What does this debt have to do with acting?

Debt creates a lot of baggage for actors and prevents us from having the resources to move forward. Overwhelming debt can leave us feeling stuck, frozen, and unable to rescue ourselves. We become unable to afford anything basic and relevant for auditions, from headshots to wardrobe items. Even getting to an audition can become out of reach.

I paused my typical morning job search online and opened a Google Doc to create a plan to erase my debt. Not just the old college debt but all my debt. It’s something I have put off over and over and over again so today feels like a long overdue step in the right direction.

How do I start "seeing" my debt?

I need things to seem real and have specific steps so I started with creating objectives for addressing old debt. My first, “Identify all sources of debt.” If you don’t know what could potentially haunt you now or later, you can’t prepare for it. My second and third objectives involve creating a payment plan and schedule and then actually making the payments to clear the debt. Saying and doing are two different things, right?

I considered making the debt list as a Google calendar event. I’ve done that in the past with some success. It became something I saw pop up every day on my calendar, making it unavoidable. You may want to see how that works out for you.

How else can debt crush your potential as an actor?
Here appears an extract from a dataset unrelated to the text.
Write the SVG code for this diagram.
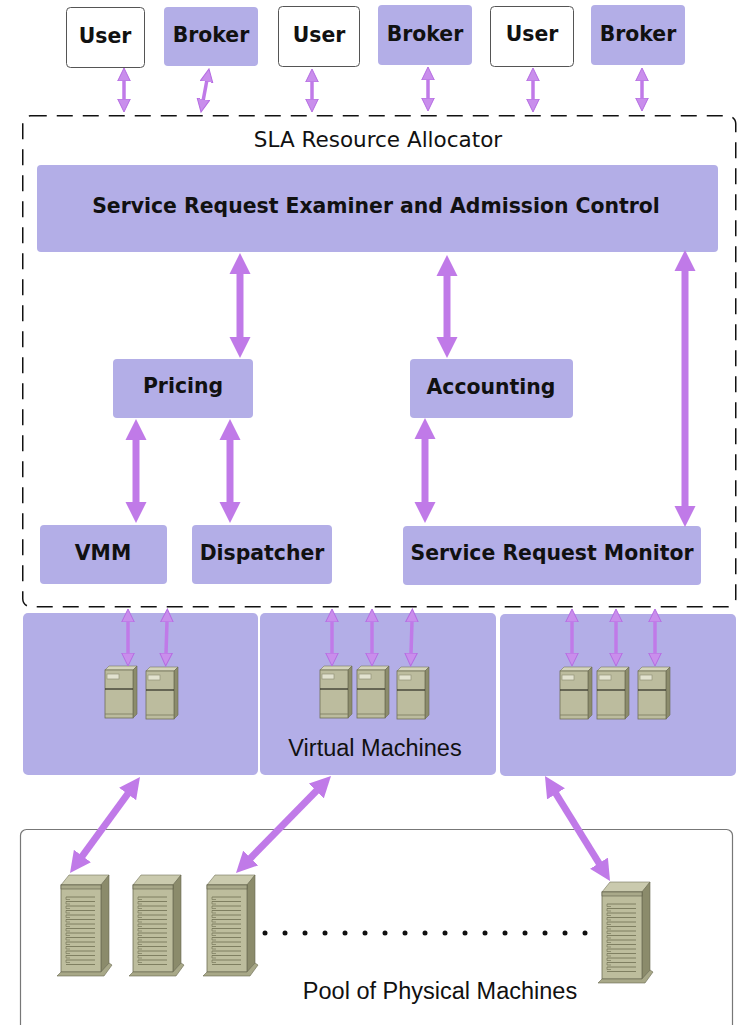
<svg xmlns="http://www.w3.org/2000/svg" xmlns:xlink="http://www.w3.org/1999/xlink" width="739" height="1025" viewBox="0 0 739 1025">
  <style>
    .box { fill: #b3aee7; }
    .client { fill: #ffffff; stroke: #555555; stroke-width: 1; }
    .lbl { font-family: "DejaVu Sans", sans-serif; font-weight: bold; font-size: 20.4px; fill: #111111; text-anchor: middle; }
    .reg { font-family: "DejaVu Sans", sans-serif; font-size: 21.5px; fill: #111111; text-anchor: middle; }
    .cap { font-family: "Liberation Sans", Arial, sans-serif; font-size: 23.5px; fill: #111111; text-anchor: middle; }
    .big { stroke: #c07ae8; stroke-width: 7; fill: none; marker-start: url(#bigHead); marker-end: url(#bigHead); }
    .small { stroke: #c07ae8; stroke-width: 3.5; fill: none; marker-start: url(#smallHead); marker-end: url(#smallHead); }
  </style>
  <defs>
    <marker id="bigHead" markerUnits="userSpaceOnUse" viewBox="0 -11 22 22" markerWidth="22" markerHeight="22" refX="1" refY="0" orient="auto-start-reverse">
      <path d="M0,-10.5 L21,0 L0,10.5 z" fill="#c07ae8"/>
    </marker>
    <marker id="smallHead" markerUnits="userSpaceOnUse" viewBox="0 -7 14 14" markerWidth="14" markerHeight="14" refX="1" refY="0" orient="auto-start-reverse">
      <path d="M0,-6.3 L13,0 L0,6.3 z" fill="#c98eec" stroke="#b56ce2" stroke-width="1"/>
    </marker>
    <!-- small desktop box used for virtual machines -->
    <symbol id="vmServer" overflow="visible">
      <polygon points="0,4 4,0 32,0 28,4" fill="#d4d4bc" stroke="#7a7a5e" stroke-width="0.6"/>
      <polygon points="28,4 32,0 32,48 28,52" fill="#8c8c6c" stroke="#6a6a50" stroke-width="0.6"/>
      <rect x="0" y="4" width="28" height="48" fill="#bcbc9e" stroke="#6f6f55" stroke-width="0.8"/>
      <rect x="2" y="8" width="12" height="5" fill="#e2e2cf" stroke="#8a8a70" stroke-width="0.6"/>
      <line x1="0" y1="23" x2="28" y2="23" stroke="#2e2e24" stroke-width="1.2"/>
      <line x1="0" y1="48" x2="28" y2="48" stroke="#7a7a5e" stroke-width="0.8"/>
    </symbol>
    <!-- tower server used for physical machines -->
    <symbol id="tower" overflow="visible">
      <polygon points="4,10 12,0 52,0 44,10" fill="#cacaae" stroke="#74745a" stroke-width="0.6"/>
      <polygon points="44,10 52,0 52,88 44,97" fill="#8b8b6b" stroke="#6a6a50" stroke-width="0.6"/>
      <rect x="4" y="10" width="40" height="87" fill="#bdbd9d" stroke="#6f6f55" stroke-width="0.8"/>
      <rect x="4" y="10" width="40" height="4" fill="#a9a98a" stroke="#5e5e48" stroke-width="0.6"/>
      <polygon points="0,101 4,97 44,97 52,88 55,90 47,101" fill="#a8a888" stroke="#6a6a50" stroke-width="0.6"/>
      <path d="M9,22 H38 M9,26.5 H38 M9,31 H38 M9,35.5 H38 M9,40 H38 M9,44.5 H38 M9,49 H38 M9,53.5 H38 M9,58 H38 M9,62.5 H38 M9,67 H38 M9,71.5 H38 M9,76 H38 M9,80.5 H38 M9,85 H38 M9,89.5 H38" stroke="#6e6e52" stroke-width="0.8" fill="none"/>
      <path d="M9,22 v2.5 h4 M9,26.5 v2.5 h4 M9,31 v2.5 h4 M9,35.5 v2.5 h4 M9,40 v2.5 h4 M9,44.5 v2.5 h4 M9,49 v2.5 h4 M9,53.5 v2.5 h4 M9,58 v2.5 h4 M9,62.5 v2.5 h4 M9,67 v2.5 h4 M9,71.5 v2.5 h4 M9,76 v2.5 h4 M9,80.5 v2.5 h4 M9,85 v2.5 h4" stroke="#6e6e52" stroke-width="0.6" fill="none"/>
    </symbol>
  </defs>

  <rect width="739" height="1025" fill="#ffffff"/>

  <!-- clients -->
  <g id="user1"><rect class="client" x="66.5" y="7.5" width="78" height="60" rx="4"/><text class="lbl" x="105" y="43">User</text></g>
  <g id="broker1"><rect class="box" x="164" y="7" width="94" height="59" rx="4"/><text class="lbl" x="211" y="42">Broker</text></g>
  <g id="user2"><rect class="client" x="278.5" y="6.5" width="81" height="60" rx="4"/><text class="lbl" x="319" y="42">User</text></g>
  <g id="broker2"><rect class="box" x="378" y="5" width="94" height="60" rx="4"/><text class="lbl" x="425" y="41">Broker</text></g>
  <g id="user3"><rect class="client" x="490.5" y="6.5" width="83" height="60" rx="4"/><text class="lbl" x="532" y="41">User</text></g>
  <g id="broker3"><rect class="box" x="591" y="5" width="94" height="60" rx="4"/><text class="lbl" x="638" y="41">Broker</text></g>

  <!-- SLA resource allocator boundary -->
  <g id="allocator">
    <rect x="22.75" y="115.75" width="713" height="491" rx="8" fill="none" stroke="#111111" stroke-width="1.5" stroke-dasharray="16 10"/>
    <text class="reg" x="378" y="147">SLA Resource Allocator</text>
  </g>

  <g id="examiner"><rect class="box" x="37" y="165" width="681" height="87" rx="4"/><text class="lbl" x="376" y="213">Service Request Examiner and Admission Control</text></g>
  <g id="pricing"><rect class="box" x="113" y="359" width="140" height="59" rx="4"/><text class="lbl" x="183" y="393">Pricing</text></g>
  <g id="accounting"><rect class="box" x="410" y="359" width="163" height="59" rx="4"/><text class="lbl" x="491" y="394">Accounting</text></g>
  <g id="vmm"><rect class="box" x="40" y="525" width="127" height="59" rx="4"/><text class="lbl" x="103" y="560">VMM</text></g>
  <g id="dispatcher"><rect class="box" x="192" y="525" width="140" height="59" rx="4"/><text class="lbl" x="262" y="560">Dispatcher</text></g>
  <g id="monitor"><rect class="box" x="403" y="526" width="298" height="59" rx="4"/><text class="lbl" x="552" y="560">Service Request Monitor</text></g>

  <!-- virtual machine panels -->
  <g id="vm-panel1">
    <rect class="box" x="23" y="613" width="235" height="162" rx="5"/>
    <use xlink:href="#vmServer" x="105" y="666"/>
    <use xlink:href="#vmServer" x="146" y="667"/>
  </g>
  <g id="vm-panel2">
    <rect class="box" x="260" y="613" width="236" height="162" rx="5"/>
    <use xlink:href="#vmServer" x="320" y="666"/>
    <use xlink:href="#vmServer" x="357" y="666"/>
    <use xlink:href="#vmServer" x="397" y="667"/>
    <text class="cap" x="375" y="756">Virtual Machines</text>
  </g>
  <g id="vm-panel3">
    <rect class="box" x="500" y="614" width="236" height="162" rx="5"/>
    <use xlink:href="#vmServer" x="560" y="667"/>
    <use xlink:href="#vmServer" x="597" y="667"/>
    <use xlink:href="#vmServer" x="638" y="667"/>
  </g>

  <!-- pool of physical machines -->
  <g id="pool">
    <rect x="20.5" y="829.5" width="712" height="210" rx="6" fill="#ffffff" stroke="#777777" stroke-width="1.2"/>
    <use xlink:href="#tower" x="57" y="875"/>
    <use xlink:href="#tower" x="129" y="875"/>
    <use xlink:href="#tower" x="203" y="875"/>
    <use xlink:href="#tower" x="598" y="882"/>
    <g fill="#111111">
      <circle cx="265" cy="933" r="2.5"/><circle cx="285" cy="933" r="2.5"/><circle cx="305" cy="933" r="2.5"/>
      <circle cx="325" cy="933" r="2.5"/><circle cx="345" cy="933" r="2.5"/><circle cx="365" cy="933" r="2.5"/>
      <circle cx="385" cy="933" r="2.5"/><circle cx="405" cy="933" r="2.5"/><circle cx="425" cy="933" r="2.5"/>
      <circle cx="445" cy="933" r="2.5"/><circle cx="465" cy="933" r="2.5"/><circle cx="485" cy="933" r="2.5"/>
      <circle cx="505" cy="933" r="2.5"/><circle cx="525" cy="933" r="2.5"/><circle cx="545" cy="933" r="2.5"/>
      <circle cx="565" cy="933" r="2.5"/><circle cx="585" cy="933" r="2.5"/>
    </g>
    <text class="cap" x="440" y="999">Pool of Physical Machines</text>
  </g>

  <!-- connectors -->
  <g id="connectors">
    <line class="small" x1="124" y1="80" x2="124" y2="100"/>
    <line class="small" x1="206.8" y1="80.8" x2="203.2" y2="100.2"/>
    <line class="small" x1="312" y1="81" x2="312" y2="100"/>
    <line class="small" x1="428" y1="79" x2="428" y2="99"/>
    <line class="small" x1="533" y1="80" x2="533" y2="100"/>
    <line class="small" x1="642" y1="80" x2="642" y2="99"/>

    <line class="big" x1="240" y1="273" x2="240" y2="338"/>
    <line class="big" x1="447" y1="275" x2="447" y2="338"/>
    <line class="big" x1="685" y1="270" x2="685" y2="507"/>
    <line class="big" x1="136" y1="439" x2="136" y2="503"/>
    <line class="big" x1="230" y1="439" x2="230" y2="503"/>
    <line class="big" x1="425" y1="438" x2="425" y2="503"/>

    <line class="small" x1="128" y1="621" x2="128" y2="654"/>
    <line class="small" x1="167" y1="621" x2="166" y2="654"/>
    <line class="small" x1="332" y1="621" x2="332" y2="654"/>
    <line class="small" x1="372" y1="621" x2="372" y2="654"/>
    <line class="small" x1="412" y1="621" x2="411" y2="654"/>
    <line class="small" x1="572" y1="621" x2="572" y2="654"/>
    <line class="small" x1="616" y1="621" x2="616" y2="654"/>
    <line class="small" x1="655" y1="621" x2="655" y2="654"/>

    <line class="big" x1="128.2" y1="793.2" x2="81.8" y2="856.8"/>
    <line class="big" x1="317" y1="790.3" x2="250" y2="858.7"/>
    <line class="big" x1="555.5" y1="793" x2="599.5" y2="864"/>
  </g>
</svg>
Now here is the part that inspired me to open up about this topic through my blog. I next created a list of incentives for eliminating debt. I focused on what kinds of power it will give me and what kind of joy it could bring others.

That’s when I recognized the depth of my failure to control my debt up to this point. It caused me to fail to help others. For example, saying no to an audition you can’t afford to get to robs casting of one choice. Being financially unstable makes you unreliable to fellow actors who could benefit from your help, whether carpooling with you to an audition or turning to you to serve as a reader.

I have been the burden of family and friends, with my hand out many times. I can’t measure how much harm it’s caused over the years. That’s why on my list of incentives of reducing debt I included, “Improve Family Relationships” and “Strengthen Social Connections.” Who knows what can come of attending mixers and screenings and truly being able to make time to have coffee with a peer?

I’m over feeling frozen in place, slow to respond to the call of others and unable to serve them. The thaw begins now, here in LA. I know making all the debt disappear won’t happen right away but each step towards the goal means one day I’ll be free to make less restrictive decisions regarding money and enjoy more power.